* _OBJECTIVE_: Return all of the data exactly, with nothing left out but the pictures.

* _DATASET SECTION_:
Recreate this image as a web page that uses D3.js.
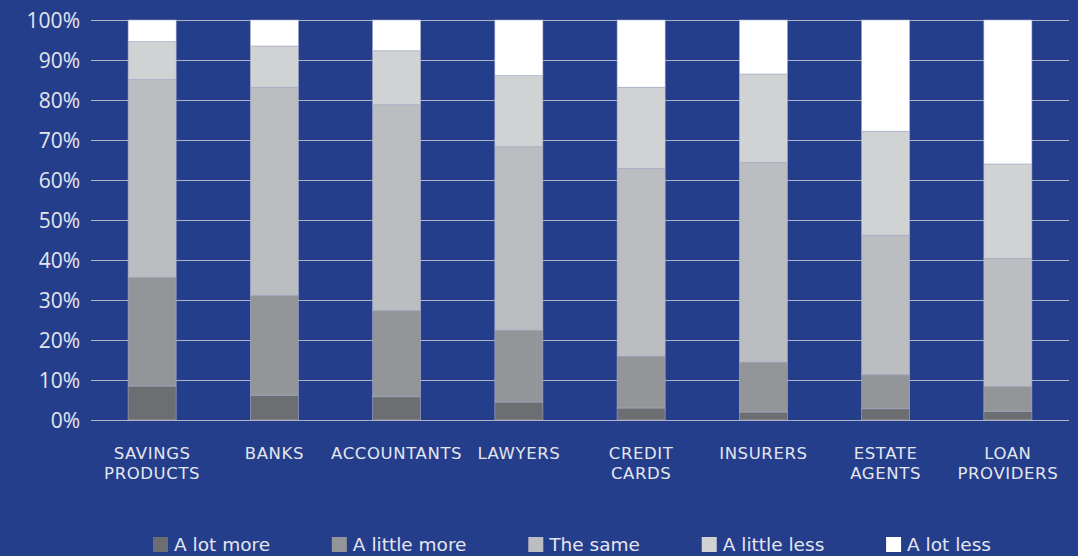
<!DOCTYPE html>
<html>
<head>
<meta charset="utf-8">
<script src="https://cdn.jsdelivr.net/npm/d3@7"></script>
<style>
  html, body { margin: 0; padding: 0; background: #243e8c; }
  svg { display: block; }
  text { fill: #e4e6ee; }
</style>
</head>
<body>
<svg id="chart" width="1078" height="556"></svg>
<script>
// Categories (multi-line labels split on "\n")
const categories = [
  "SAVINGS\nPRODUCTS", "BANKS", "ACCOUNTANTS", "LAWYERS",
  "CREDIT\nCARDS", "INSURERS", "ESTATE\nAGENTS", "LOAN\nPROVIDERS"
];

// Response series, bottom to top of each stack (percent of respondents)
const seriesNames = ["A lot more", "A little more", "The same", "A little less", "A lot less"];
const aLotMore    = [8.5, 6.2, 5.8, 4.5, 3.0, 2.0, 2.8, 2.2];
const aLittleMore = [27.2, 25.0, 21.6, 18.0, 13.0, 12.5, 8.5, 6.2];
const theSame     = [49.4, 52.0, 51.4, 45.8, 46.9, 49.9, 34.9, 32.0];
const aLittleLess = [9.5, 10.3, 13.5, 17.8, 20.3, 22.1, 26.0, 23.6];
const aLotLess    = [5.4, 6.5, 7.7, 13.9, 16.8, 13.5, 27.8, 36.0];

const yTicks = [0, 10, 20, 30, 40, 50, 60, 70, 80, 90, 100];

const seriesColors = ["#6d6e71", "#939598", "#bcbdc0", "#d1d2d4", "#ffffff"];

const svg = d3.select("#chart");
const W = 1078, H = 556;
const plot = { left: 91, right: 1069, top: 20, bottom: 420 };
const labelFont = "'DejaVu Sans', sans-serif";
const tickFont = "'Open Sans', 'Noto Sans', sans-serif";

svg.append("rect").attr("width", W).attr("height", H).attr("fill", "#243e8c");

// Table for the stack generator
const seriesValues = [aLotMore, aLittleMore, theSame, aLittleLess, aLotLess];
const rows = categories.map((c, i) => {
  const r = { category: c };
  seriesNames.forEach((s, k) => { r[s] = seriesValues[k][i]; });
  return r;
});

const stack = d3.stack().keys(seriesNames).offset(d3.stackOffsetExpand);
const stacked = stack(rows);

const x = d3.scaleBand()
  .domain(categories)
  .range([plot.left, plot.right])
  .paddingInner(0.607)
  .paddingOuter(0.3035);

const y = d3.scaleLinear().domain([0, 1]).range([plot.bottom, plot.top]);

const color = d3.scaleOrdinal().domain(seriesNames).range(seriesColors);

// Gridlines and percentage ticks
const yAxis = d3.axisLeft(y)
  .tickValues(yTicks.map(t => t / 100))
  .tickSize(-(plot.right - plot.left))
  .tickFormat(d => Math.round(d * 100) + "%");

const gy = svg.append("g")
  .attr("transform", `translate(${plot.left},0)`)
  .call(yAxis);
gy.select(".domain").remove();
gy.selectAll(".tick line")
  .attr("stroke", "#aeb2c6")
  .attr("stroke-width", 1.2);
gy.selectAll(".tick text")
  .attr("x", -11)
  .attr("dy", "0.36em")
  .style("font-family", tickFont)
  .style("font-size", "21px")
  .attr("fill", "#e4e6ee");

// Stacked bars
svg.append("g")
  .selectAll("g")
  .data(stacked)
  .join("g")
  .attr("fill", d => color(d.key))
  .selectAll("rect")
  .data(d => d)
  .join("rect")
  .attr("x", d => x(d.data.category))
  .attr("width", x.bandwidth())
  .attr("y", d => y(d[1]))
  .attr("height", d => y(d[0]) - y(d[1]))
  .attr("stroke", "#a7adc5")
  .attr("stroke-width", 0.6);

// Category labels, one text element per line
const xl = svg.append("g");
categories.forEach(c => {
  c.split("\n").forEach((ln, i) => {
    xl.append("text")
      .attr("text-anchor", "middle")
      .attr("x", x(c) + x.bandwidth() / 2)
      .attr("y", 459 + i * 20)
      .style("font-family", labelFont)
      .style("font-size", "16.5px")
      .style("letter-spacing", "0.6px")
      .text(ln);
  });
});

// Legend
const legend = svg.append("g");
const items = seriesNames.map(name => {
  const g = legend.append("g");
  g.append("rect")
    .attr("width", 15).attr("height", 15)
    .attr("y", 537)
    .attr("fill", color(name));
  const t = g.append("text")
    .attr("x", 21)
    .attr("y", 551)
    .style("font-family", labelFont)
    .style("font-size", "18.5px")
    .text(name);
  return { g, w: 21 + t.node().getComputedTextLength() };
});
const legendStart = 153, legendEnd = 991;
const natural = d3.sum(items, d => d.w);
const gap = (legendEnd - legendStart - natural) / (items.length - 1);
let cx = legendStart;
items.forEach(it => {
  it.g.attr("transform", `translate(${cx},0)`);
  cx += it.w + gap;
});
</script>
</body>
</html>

* _SOLUTION TO THE EXERCISE_:
Recreate this image as a web page that uses D3.js.
<!DOCTYPE html>
<html>
<head>
<meta charset="utf-8">
<script src="https://cdn.jsdelivr.net/npm/d3@7"></script>
<style>
  html, body { margin: 0; padding: 0; background: #243e8c; }
  svg { display: block; }
  text { fill: #e4e6ee; }
</style>
</head>
<body>
<svg id="chart" width="1078" height="556"></svg>
<script>
// Categories (multi-line labels split on "\n")
const categories = [
  "SAVINGS\nPRODUCTS", "BANKS", "ACCOUNTANTS", "LAWYERS",
  "CREDIT\nCARDS", "INSURERS", "ESTATE\nAGENTS", "LOAN\nPROVIDERS"
];

// Response series, bottom to top of each stack (percent of respondents)
const seriesNames = ["A lot more", "A little more", "The same", "A little less", "A lot less"];
const aLotMore    = [8.5, 6.2, 5.8, 4.5, 3.0, 2.0, 2.8, 2.2];
const aLittleMore = [27.2, 25.0, 21.6, 18.0, 13.0, 12.5, 8.5, 6.2];
const theSame     = [49.4, 52.0, 51.4, 45.8, 46.9, 49.9, 34.9, 32.0];
const aLittleLess = [9.5, 10.3, 13.5, 17.8, 20.3, 22.1, 26.0, 23.6];
const aLotLess    = [5.4, 6.5, 7.7, 13.9, 16.8, 13.5, 27.8, 36.0];

const yTicks = [0, 10, 20, 30, 40, 50, 60, 70, 80, 90, 100];

const seriesColors = ["#6d6e71", "#939598", "#bcbdc0", "#d1d2d4", "#ffffff"];

const svg = d3.select("#chart");
const W = 1078, H = 556;
const plot = { left: 91, right: 1069, top: 20, bottom: 420 };
const labelFont = "'DejaVu Sans', sans-serif";
const tickFont = "'Open Sans', 'Noto Sans', sans-serif";

svg.append("rect").attr("width", W).attr("height", H).attr("fill", "#243e8c");

// Table for the stack generator
const seriesValues = [aLotMore, aLittleMore, theSame, aLittleLess, aLotLess];
const rows = categories.map((c, i) => {
  const r = { category: c };
  seriesNames.forEach((s, k) => { r[s] = seriesValues[k][i]; });
  return r;
});

const stack = d3.stack().keys(seriesNames).offset(d3.stackOffsetExpand);
const stacked = stack(rows);

const x = d3.scaleBand()
  .domain(categories)
  .range([plot.left, plot.right])
  .paddingInner(0.607)
  .paddingOuter(0.3035);

const y = d3.scaleLinear().domain([0, 1]).range([plot.bottom, plot.top]);

const color = d3.scaleOrdinal().domain(seriesNames).range(seriesColors);

// Gridlines and percentage ticks
const yAxis = d3.axisLeft(y)
  .tickValues(yTicks.map(t => t / 100))
  .tickSize(-(plot.right - plot.left))
  .tickFormat(d => Math.round(d * 100) + "%");

const gy = svg.append("g")
  .attr("transform", `translate(${plot.left},0)`)
  .call(yAxis);
gy.select(".domain").remove();
gy.selectAll(".tick line")
  .attr("stroke", "#aeb2c6")
  .attr("stroke-width", 1.2);
gy.selectAll(".tick text")
  .attr("x", -11)
  .attr("dy", "0.36em")
  .style("font-family", tickFont)
  .style("font-size", "21px")
  .attr("fill", "#e4e6ee");

// Stacked bars
svg.append("g")
  .selectAll("g")
  .data(stacked)
  .join("g")
  .attr("fill", d => color(d.key))
  .selectAll("rect")
  .data(d => d)
  .join("rect")
  .attr("x", d => x(d.data.category))
  .attr("width", x.bandwidth())
  .attr("y", d => y(d[1]))
  .attr("height", d => y(d[0]) - y(d[1]))
  .attr("stroke", "#a7adc5")
  .attr("stroke-width", 0.6);

// Category labels, one text element per line
const xl = svg.append("g");
categories.forEach(c => {
  c.split("\n").forEach((ln, i) => {
    xl.append("text")
      .attr("text-anchor", "middle")
      .attr("x", x(c) + x.bandwidth() / 2)
      .attr("y", 459 + i * 20)
      .style("font-family", labelFont)
      .style("font-size", "16.5px")
      .style("letter-spacing", "0.6px")
      .text(ln);
  });
});

// Legend
const legend = svg.append("g");
const items = seriesNames.map(name => {
  const g = legend.append("g");
  g.append("rect")
    .attr("width", 15).attr("height", 15)
    .attr("y", 537)
    .attr("fill", color(name));
  const t = g.append("text")
    .attr("x", 21)
    .attr("y", 551)
    .style("font-family", labelFont)
    .style("font-size", "18.5px")
    .text(name);
  return { g, w: 21 + t.node().getComputedTextLength() };
});
const legendStart = 153, legendEnd = 991;
const natural = d3.sum(items, d => d.w);
const gap = (legendEnd - legendStart - natural) / (items.length - 1);
let cx = legendStart;
items.forEach(it => {
  it.g.attr("transform", `translate(${cx},0)`);
  cx += it.w + gap;
});
</script>
</body>
</html>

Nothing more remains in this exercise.